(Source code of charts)
----------------------------------------

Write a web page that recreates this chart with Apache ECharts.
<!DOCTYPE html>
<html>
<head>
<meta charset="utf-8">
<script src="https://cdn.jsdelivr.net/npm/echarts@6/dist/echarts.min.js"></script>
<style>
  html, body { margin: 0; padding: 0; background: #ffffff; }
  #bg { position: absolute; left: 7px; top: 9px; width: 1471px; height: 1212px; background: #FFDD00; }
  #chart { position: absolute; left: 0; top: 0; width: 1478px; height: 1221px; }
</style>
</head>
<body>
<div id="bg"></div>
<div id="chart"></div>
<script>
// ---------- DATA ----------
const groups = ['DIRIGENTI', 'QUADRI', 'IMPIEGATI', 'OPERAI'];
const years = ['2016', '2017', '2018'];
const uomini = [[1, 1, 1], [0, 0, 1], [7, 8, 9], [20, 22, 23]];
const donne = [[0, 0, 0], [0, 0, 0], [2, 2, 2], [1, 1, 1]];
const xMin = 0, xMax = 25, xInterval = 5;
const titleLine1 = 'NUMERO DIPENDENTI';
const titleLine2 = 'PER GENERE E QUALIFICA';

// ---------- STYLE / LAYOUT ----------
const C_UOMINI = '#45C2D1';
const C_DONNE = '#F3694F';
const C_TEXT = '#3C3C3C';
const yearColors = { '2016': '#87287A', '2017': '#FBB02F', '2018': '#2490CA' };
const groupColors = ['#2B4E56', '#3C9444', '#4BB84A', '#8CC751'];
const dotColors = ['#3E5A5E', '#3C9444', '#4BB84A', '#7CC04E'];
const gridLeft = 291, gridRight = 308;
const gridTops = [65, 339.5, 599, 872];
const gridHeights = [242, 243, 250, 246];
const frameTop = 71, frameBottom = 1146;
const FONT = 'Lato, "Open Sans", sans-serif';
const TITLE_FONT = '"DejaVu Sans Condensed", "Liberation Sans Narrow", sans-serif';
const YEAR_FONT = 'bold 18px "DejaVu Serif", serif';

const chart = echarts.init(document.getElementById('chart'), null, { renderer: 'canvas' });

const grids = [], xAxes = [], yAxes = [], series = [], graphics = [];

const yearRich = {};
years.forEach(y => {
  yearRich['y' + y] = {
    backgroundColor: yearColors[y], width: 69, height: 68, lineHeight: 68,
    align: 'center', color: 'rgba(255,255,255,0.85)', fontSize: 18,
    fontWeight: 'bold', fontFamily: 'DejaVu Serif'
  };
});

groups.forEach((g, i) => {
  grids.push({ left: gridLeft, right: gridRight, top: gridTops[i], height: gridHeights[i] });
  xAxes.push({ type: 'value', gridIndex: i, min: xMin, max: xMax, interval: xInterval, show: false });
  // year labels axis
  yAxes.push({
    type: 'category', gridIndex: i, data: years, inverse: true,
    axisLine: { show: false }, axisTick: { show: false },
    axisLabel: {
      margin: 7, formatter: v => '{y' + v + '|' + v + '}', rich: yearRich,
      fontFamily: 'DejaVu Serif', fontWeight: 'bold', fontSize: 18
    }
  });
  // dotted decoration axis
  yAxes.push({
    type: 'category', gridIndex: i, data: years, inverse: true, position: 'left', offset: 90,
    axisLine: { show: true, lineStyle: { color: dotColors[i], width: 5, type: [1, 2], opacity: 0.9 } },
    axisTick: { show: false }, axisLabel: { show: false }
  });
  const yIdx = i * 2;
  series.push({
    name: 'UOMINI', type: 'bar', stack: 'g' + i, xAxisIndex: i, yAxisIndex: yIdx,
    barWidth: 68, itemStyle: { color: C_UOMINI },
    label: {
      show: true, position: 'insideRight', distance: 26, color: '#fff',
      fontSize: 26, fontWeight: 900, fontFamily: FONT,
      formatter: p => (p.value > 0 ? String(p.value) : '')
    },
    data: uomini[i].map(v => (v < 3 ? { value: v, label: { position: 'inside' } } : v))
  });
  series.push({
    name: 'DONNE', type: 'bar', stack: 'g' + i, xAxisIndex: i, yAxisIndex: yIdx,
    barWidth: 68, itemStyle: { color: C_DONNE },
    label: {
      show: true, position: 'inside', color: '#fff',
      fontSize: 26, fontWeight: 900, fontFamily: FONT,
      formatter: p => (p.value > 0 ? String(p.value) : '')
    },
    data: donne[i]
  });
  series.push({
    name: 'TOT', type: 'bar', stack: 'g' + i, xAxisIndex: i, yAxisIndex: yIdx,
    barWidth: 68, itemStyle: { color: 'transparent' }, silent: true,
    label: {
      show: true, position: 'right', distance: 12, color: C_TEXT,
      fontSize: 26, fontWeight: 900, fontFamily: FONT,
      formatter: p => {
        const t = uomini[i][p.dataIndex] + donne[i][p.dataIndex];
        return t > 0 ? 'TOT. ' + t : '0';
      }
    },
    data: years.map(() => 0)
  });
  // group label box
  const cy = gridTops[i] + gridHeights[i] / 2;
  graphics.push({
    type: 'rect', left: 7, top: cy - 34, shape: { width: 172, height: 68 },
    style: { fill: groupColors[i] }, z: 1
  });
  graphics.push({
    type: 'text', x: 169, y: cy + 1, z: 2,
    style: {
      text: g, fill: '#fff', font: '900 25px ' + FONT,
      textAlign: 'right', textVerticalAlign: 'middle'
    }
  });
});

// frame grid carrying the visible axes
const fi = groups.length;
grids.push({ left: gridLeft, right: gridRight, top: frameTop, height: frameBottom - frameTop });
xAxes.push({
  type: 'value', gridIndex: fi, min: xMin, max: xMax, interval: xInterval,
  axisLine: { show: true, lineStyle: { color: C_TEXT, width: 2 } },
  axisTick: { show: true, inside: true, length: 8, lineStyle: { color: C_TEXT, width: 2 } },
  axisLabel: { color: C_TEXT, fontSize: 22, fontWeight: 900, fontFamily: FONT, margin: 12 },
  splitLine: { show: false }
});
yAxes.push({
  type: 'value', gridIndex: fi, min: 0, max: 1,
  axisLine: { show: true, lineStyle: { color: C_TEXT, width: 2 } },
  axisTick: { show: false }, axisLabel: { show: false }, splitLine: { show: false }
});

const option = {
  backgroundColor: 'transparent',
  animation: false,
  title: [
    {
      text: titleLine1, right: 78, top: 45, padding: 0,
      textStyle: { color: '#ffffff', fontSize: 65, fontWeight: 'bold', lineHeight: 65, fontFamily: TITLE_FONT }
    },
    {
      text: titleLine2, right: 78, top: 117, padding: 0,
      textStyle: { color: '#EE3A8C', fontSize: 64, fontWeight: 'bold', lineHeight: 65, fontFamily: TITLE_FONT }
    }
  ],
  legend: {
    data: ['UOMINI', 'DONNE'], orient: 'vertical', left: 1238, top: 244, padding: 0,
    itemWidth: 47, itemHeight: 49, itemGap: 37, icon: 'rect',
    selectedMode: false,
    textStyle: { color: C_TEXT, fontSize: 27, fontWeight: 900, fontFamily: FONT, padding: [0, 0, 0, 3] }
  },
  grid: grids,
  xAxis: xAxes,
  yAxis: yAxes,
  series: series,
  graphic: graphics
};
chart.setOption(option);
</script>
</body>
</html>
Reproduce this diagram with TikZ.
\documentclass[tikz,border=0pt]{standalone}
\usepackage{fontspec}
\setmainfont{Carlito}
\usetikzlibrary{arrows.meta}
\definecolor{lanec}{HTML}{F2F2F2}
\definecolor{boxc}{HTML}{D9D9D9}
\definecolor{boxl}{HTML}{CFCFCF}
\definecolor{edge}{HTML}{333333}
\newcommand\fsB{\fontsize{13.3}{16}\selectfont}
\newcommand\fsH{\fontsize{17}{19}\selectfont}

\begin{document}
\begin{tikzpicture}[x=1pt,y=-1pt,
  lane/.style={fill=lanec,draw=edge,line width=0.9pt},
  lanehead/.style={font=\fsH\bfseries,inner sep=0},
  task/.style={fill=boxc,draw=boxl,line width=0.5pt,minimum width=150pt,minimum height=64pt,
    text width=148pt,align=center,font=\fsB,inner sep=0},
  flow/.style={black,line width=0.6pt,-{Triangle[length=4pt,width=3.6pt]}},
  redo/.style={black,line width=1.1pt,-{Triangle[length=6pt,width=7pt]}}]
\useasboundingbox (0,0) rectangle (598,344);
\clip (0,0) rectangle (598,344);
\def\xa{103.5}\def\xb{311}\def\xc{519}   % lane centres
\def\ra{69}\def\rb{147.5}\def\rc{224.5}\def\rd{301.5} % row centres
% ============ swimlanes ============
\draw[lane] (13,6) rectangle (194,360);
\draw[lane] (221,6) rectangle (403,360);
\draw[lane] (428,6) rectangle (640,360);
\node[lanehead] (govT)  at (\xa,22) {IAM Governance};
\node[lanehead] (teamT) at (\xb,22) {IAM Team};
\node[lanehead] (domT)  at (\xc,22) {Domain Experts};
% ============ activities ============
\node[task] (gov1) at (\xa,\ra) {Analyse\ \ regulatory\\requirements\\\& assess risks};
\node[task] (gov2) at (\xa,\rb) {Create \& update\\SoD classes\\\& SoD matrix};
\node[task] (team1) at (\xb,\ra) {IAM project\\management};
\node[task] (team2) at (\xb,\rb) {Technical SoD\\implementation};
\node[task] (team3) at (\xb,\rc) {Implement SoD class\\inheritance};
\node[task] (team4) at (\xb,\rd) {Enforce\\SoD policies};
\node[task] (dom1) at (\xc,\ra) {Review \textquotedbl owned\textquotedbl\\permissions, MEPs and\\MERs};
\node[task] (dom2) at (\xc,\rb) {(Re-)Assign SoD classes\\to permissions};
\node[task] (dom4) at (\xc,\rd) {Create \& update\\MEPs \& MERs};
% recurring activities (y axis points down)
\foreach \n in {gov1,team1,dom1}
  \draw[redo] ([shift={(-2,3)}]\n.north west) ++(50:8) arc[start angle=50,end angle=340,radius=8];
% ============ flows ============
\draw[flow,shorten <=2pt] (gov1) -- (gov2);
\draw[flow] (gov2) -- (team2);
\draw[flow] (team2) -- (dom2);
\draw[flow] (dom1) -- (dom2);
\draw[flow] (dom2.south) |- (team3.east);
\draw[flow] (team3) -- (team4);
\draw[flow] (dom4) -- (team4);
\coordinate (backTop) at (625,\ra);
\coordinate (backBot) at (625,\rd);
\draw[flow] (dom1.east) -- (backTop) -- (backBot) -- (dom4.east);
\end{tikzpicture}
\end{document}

----------------------------------------

Everything from the first line of the data through the line containing "const titleLine2 = 'PER GENERE E QUALIFICA';" should be echoed exactly. Add nothing.

Write a web page that recreates this chart with Apache ECharts.
<!DOCTYPE html>
<html>
<head>
<meta charset="utf-8">
<script src="https://cdn.jsdelivr.net/npm/echarts@6/dist/echarts.min.js"></script>
<style>
  html, body { margin: 0; padding: 0; background: #ffffff; }
  #bg { position: absolute; left: 7px; top: 9px; width: 1471px; height: 1212px; background: #FFDD00; }
  #chart { position: absolute; left: 0; top: 0; width: 1478px; height: 1221px; }
</style>
</head>
<body>
<div id="bg"></div>
<div id="chart"></div>
<script>
// ---------- DATA ----------
const groups = ['DIRIGENTI', 'QUADRI', 'IMPIEGATI', 'OPERAI'];
const years = ['2016', '2017', '2018'];
const uomini = [[1, 1, 1], [0, 0, 1], [7, 8, 9], [20, 22, 23]];
const donne = [[0, 0, 0], [0, 0, 0], [2, 2, 2], [1, 1, 1]];
const xMin = 0, xMax = 25, xInterval = 5;
const titleLine1 = 'NUMERO DIPENDENTI';
const titleLine2 = 'PER GENERE E QUALIFICA';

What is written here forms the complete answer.